If $H = \mathcal L^2$, it is easy to see that $\|H\| = \|\mathcal L^2\| = \|\mathcal L\|^2 = \pi$. This follows since $\|\mathcal L\| = \sqrt\pi$ and $\mathcal L$ is self-adjoint, as shown in this post. For self-adjoint operators $A$ (and more generally, for normal operators) it is true that $\|A\|^2 = \|A^2\|$. The main effort lies in showing $H = \mathcal L^2$. Directly from definitions, we have $$\begin{align} \mathcal L^2f(x) &= \int_0^\infty \int_0^\infty e^{-xy-yz} f(z)\, dz\, dy\\ &= \int_0^\infty\int_0^\infty e^{-xy-yz} f(z)\, dy\, dz\\ &= \int_0^\infty f(z) \int_0^\infty e^{-xy-yz} \, dy \, dz\\ &= \int_0^\infty \frac{f(z)}{x+z}\, dz\\ &= Hf(x) \end{align}$$ where we have used Fubini's theorem.
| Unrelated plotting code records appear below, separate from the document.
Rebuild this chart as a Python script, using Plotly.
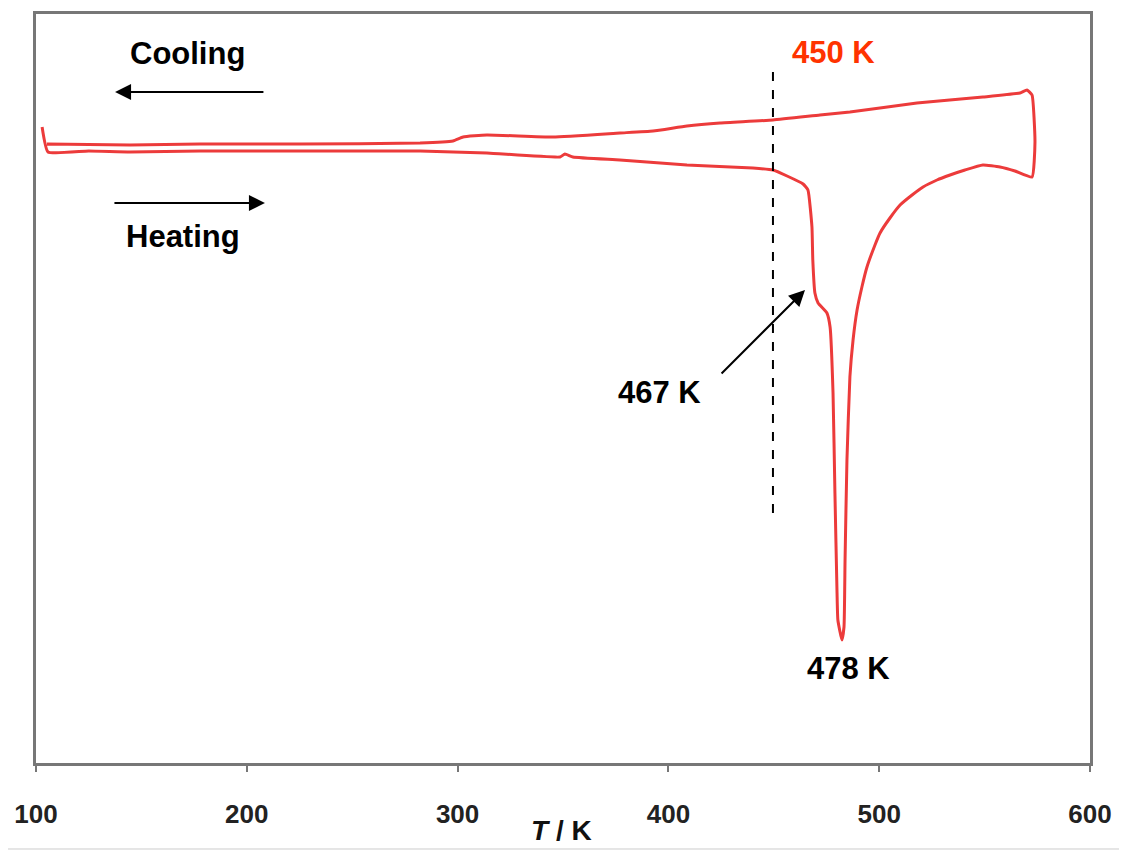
import plotly.graph_objects as go

# DSC trace: temperature (K) and heat flow (arbitrary units), heating then cooling
temperature = [102.9, 105.7, 125.0, 144.6, 177.8, 225.2, 282.2, 313.9, 348.6, 350.9, 354.7,
               377.0, 408.8, 440.1, 449.6, 456.3, 463.9, 466.2, 468.1, 468.5, 469.5,
               471.0, 475.2, 476.7, 478.1, 479.0, 480.0, 480.4, 482.3, 483.3, 483.8,
               484.7, 486.1, 487.6, 489.5, 491.8, 494.2, 498.0, 500.4, 505.1, 509.9,
               515.6, 520.8, 527.4, 533.6, 540.7, 549.2, 557.3, 564.4,
               572.5, 573.9, 572.5, 570.1, 566.8, 549.2, 517.9, 486.1, 471.9, 449.6,
               424.5, 408.8, 392.7, 377.0, 345.3, 313.9, 302.6, 297.8, 282.2, 225.2,
               177.8, 144.6, 105.2]
heat_flow = [63.6, 61.1, 61.2, 61.1, 61.2, 61.2, 61.2, 61.0, 60.6, 60.9, 60.6,
             60.3, 59.8, 59.5, 59.3, 58.7, 57.9, 57.3, 53.6, 50.3, 47.0,
             46.0, 45.0, 43.6, 37.0, 27.0, 17.0, 14.3, 12.3, 13.6, 20.3,
             30.3, 38.6, 42.3, 45.3, 47.6, 49.6, 51.8, 53.0, 54.5, 55.8,
             56.8, 57.6, 58.3, 58.8, 59.3, 59.8, 59.6, 59.2,
             58.6, 62.1, 66.8, 67.3, 67.0, 66.6, 66.0, 65.1, 64.8, 64.3,
             64.0, 63.7, 63.2, 63.0, 62.6, 62.8, 62.6, 62.2, 62.0, 61.9,
             61.9, 61.8, 61.9]

x_ticks = [100, 200, 300, 400, 500, 600]
marker_T = 449.6          # dashed line position (450 K)
shoulder_T = 467          # shoulder label
peak_T = 478              # peak label

curve_color = "#ec3b3b"
font_family = "Liberation Sans, Arial, sans-serif"

fig = go.Figure()
fig.add_trace(go.Scatter(x=temperature, y=heat_flow, mode="lines",
                         line=dict(color=curve_color, width=3, shape="spline", smoothing=0.4),
                         showlegend=False, hoverinfo="skip"))

# dashed vertical marker
fig.add_trace(go.Scatter(x=[marker_T, marker_T], y=[69.1, 24.5], mode="lines",
                         line=dict(color="black", width=2, dash="dash"),
                         showlegend=False, hoverinfo="skip"))

txt = dict(family=font_family, size=31, color="black")
arrow = dict(axref="x", ayref="y", xref="x", yref="y", text="", showarrow=True,
             arrowhead=2, arrowsize=1.6, arrowwidth=2, arrowcolor="black")
annotations = [
    dict(x=172.1, y=71.0, text="<b>Cooling</b>", showarrow=False, font=txt),
    dict(x=169.7, y=52.7, text="<b>Heating</b>", showarrow=False, font=txt),
    dict(x=396.0, y=37.1, text=f"<b>{shoulder_T} K</b>", showarrow=False, font=txt),
    dict(x=485.2, y=9.5, text=f"<b>{peak_T} K</b>", showarrow=False, font=txt),
    dict(x=478.1, y=71.1, text="<b>450 K</b>", showarrow=False,
         font=dict(family=font_family, size=31, color="#ff3300")),
    dict(x=137.5, y=67.1, ax=208.6, ay=67.1, **arrow),
    dict(x=208.6, y=56.0, ax=136.5, ay=56.0, **arrow),
    dict(x=464.8, y=47.3, ax=424.5, ay=38.8, **arrow),
    # axis title
    dict(x=0.499, y=-0.1135, xref="paper", yref="paper", showarrow=False,
         text="<b><i>T</i> / K</b>", font=dict(family=font_family, size=28, color="#111")),
]

fig.update_layout(
    width=1127, height=864,
    margin=dict(l=28, r=45, t=6, b=109),
    paper_bgcolor="white", plot_bgcolor="white",
    annotations=annotations,
    shapes=[dict(type="line", xref="paper", yref="paper", x0=-0.0266, x1=1.035,
                 y0=-0.1148, y1=-0.1148, line=dict(color="#cccccc", width=1))],
)
fig.update_xaxes(range=[100, 600], tickvals=x_ticks, ticktext=[f"<b>{v}</b>" for v in x_ticks],
                 showgrid=False, zeroline=False, showline=True, mirror=True,
                 linecolor="#777777", linewidth=3, ticks="outside", ticklen=6,
                 tickcolor="#777777", tickwidth=2, ticklabelstandoff=20, automargin=False,
                 tickfont=dict(family=font_family, size=26, color="#222222"))
fig.update_yaxes(range=[0, 74.9], showgrid=False, zeroline=False, showline=True, mirror=True,
                 linecolor="#777777", linewidth=3, showticklabels=False, ticks="",
                 automargin=False)

fig.write_html("out.html")
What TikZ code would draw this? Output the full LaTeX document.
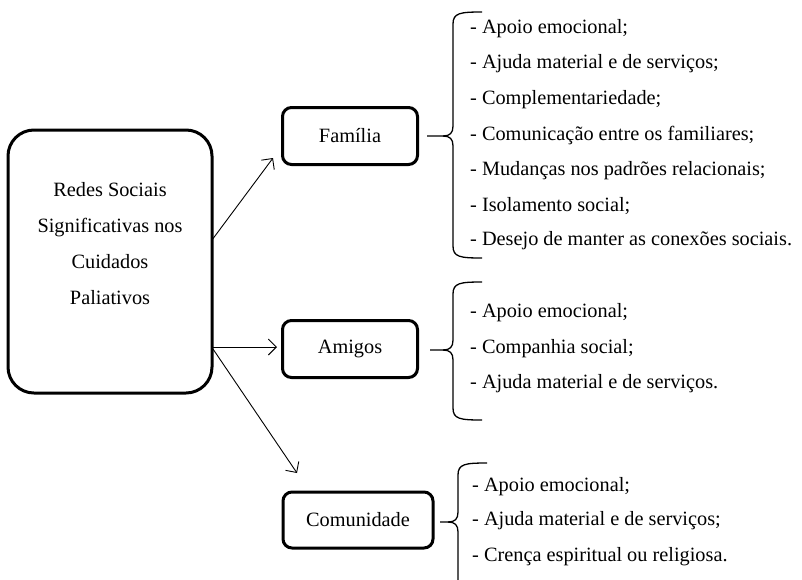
\documentclass[tikz,border=0pt]{standalone}
\usepackage{fontspec}
\setmainfont{Liberation Serif}
\usetikzlibrary{arrows.meta}
\begin{document}
\begin{tikzpicture}[x=1pt,y=-1pt,
  txt/.style={font=\fontsize{20.3}{35.7}\selectfont},
  mainbox/.style={draw,line width=3pt,rounded corners=26pt,minimum width=204pt,minimum height=263pt},
  catbox/.style={draw,line width=3pt,rounded corners=9pt,minimum height=57pt,txt},
  item/.style={anchor=west,inner sep=0pt,txt},
  arr/.style={line width=0.9pt,-{Straight Barb[length=8pt,width=16pt,line width=0.9pt]}},
  brace/.style={line width=1.3pt,line join=round}]
\useasboundingbox (0,0) rectangle (802,579);
\fill[white] (0,0) rectangle (802,579);

\node[mainbox] (main) at (110,261.5) {};
\node[txt,align=center] (mainlbl) at (110,243.5) {Redes Sociais\\Significativas nos\\Cuidados\\Paliativos};

\node[catbox,minimum width=135pt] (fam) at (350,136) {Família};
\node[catbox,minimum width=135pt] (ami) at (350,349) {Amigos};
\node[catbox,minimum width=150pt,minimum height=56pt] (com) at (358,520) {Comunidade};

\coordinate (s1) at (212,240);
\coordinate (e1) at (273,158);
\coordinate (s2) at (213,347);
\coordinate (e2) at (277,347);
\coordinate (s3) at (213,349);
\coordinate (e3) at (297,473);
\draw[arr] (s1) -- (e1);
\draw[arr] (s2) -- (e2);
\draw[arr] (s3) -- (e3);

% braces
\draw[brace] (482,12) .. controls (460,12) and (453,13) .. (453,24) -- (453,126)
  .. controls (453,133) and (450,136) .. (443,136) -- (427,136);
\draw[brace] (482,258) .. controls (460,258) and (453,257) .. (453,246) -- (453,146)
  .. controls (453,139) and (450,136) .. (443,136);
\draw[brace] (482,282) .. controls (460,282) and (453,283) .. (453,294) -- (453,340)
  .. controls (453,347) and (450,350) .. (443,350) -- (430,350);
\draw[brace] (482,420) .. controls (460,420) and (453,419) .. (453,408) -- (453,360)
  .. controls (453,353) and (450,350) .. (443,350);
\draw[brace] (487,463) .. controls (465,463) and (458,464) .. (458,475) -- (458,512)
  .. controls (458,519) and (455,522) .. (448,522) -- (440,522);
\draw[brace] (458,600) -- (458,532)
  .. controls (458,525) and (455,522) .. (448,522);

% items
\node[item] (f1) at (470,29) {- Apoio emocional;};
\node[item] (f2) at (470,64) {- Ajuda material e de serviços;};
\node[item] (f3) at (470,100) {- Complementariedade;};
\node[item] (f4) at (470,136) {- Comunicação entre os familiares;};
\node[item] (f5) at (470,171) {- Mudanças nos padrões relacionais;};
\node[item] (f6) at (470,206) {- Isolamento social;};
\node[item] (f7) at (470,241) {- Desejo de manter as conexões sociais.};

\node[item] (a1) at (470,313) {- Apoio emocional;};
\node[item] (a2) at (470,349) {- Companhia social;};
\node[item] (a3) at (470,384) {- Ajuda material e de serviços.};

\node[item] (c1) at (472,487) {- Apoio emocional;};
\node[item] (c2) at (472,521) {- Ajuda material e de serviços;};
\node[item] (c3) at (472,557) {- Crença espiritual ou religiosa.};
\end{tikzpicture}
\end{document}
Fubini's theorem is applicable because $$\begin{align} \int_0^\infty\int_0^\infty e^{-xy-yz} |f(z)| dz dy &\le \|f\|_2 \int_0^\infty \left(\int_0^\infty e^{-2xy-2yz} \, dz\right)^{1/2}\, dy\\ &= \|f\|_2 \int_0^\infty \frac{e^{-xy}}{\sqrt{2y}}\, dy \\ &= \sqrt{\frac{\pi}{2x}} \|f\|_2 < \infty \end{align}$$ for $0 < x < \infty$.

Thanks a lot!